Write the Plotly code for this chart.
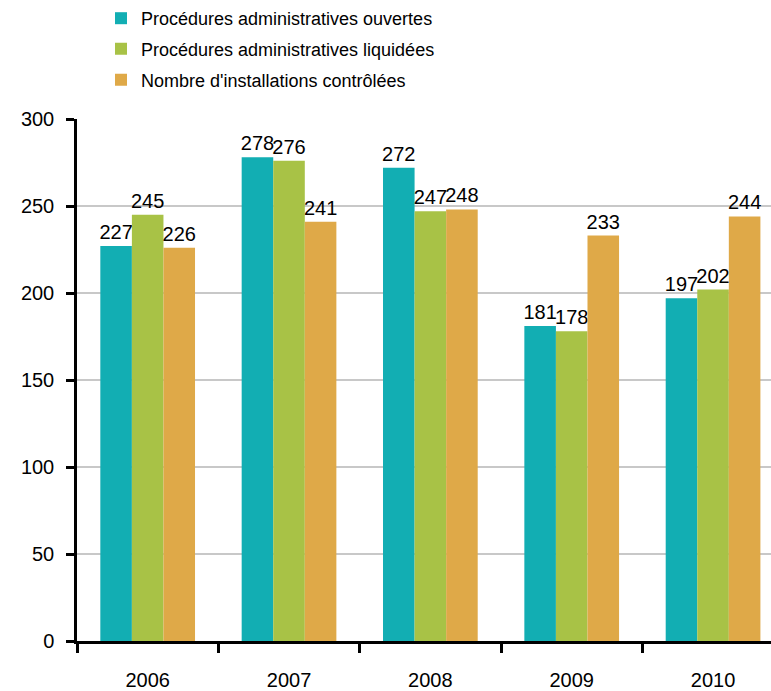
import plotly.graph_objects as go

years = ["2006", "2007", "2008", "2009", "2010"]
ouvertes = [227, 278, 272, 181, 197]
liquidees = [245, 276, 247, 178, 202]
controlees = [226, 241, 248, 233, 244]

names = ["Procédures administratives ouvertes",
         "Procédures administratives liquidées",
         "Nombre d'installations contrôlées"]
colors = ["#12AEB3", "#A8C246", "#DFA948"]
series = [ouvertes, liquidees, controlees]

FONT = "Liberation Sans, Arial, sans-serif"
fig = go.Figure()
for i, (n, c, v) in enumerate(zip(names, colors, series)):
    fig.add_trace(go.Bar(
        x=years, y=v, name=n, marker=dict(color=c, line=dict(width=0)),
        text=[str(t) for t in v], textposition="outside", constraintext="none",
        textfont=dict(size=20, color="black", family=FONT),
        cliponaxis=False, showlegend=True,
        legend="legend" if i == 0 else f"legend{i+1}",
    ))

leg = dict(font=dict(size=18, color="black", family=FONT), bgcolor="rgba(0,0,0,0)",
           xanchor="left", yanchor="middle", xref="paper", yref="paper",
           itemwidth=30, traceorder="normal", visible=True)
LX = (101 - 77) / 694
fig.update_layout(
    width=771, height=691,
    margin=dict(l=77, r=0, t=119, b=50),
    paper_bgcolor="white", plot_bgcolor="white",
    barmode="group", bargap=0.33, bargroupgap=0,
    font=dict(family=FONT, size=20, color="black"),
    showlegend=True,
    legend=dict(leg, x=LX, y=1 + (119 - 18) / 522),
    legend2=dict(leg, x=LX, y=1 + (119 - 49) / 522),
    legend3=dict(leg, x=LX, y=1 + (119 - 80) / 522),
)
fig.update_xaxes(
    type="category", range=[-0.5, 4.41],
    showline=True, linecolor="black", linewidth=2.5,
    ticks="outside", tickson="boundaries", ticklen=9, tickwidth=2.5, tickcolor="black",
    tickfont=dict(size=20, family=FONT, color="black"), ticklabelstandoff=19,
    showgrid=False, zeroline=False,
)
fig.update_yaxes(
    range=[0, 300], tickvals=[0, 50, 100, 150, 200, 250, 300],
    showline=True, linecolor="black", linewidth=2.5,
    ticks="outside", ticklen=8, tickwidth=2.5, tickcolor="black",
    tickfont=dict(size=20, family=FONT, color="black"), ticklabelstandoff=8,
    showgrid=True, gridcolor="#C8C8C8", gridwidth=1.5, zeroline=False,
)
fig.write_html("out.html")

════════════════════

BRIEF: Return nothing but the lines running from the start of the data to the line with "controlees = [226, 241, 248, 233, 244]", please, both ends included and no pictures.

RESPONSE TO THE EXERCISE:
Write the Plotly code for this chart.
import plotly.graph_objects as go

years = ["2006", "2007", "2008", "2009", "2010"]
ouvertes = [227, 278, 272, 181, 197]
liquidees = [245, 276, 247, 178, 202]
controlees = [226, 241, 248, 233, 244]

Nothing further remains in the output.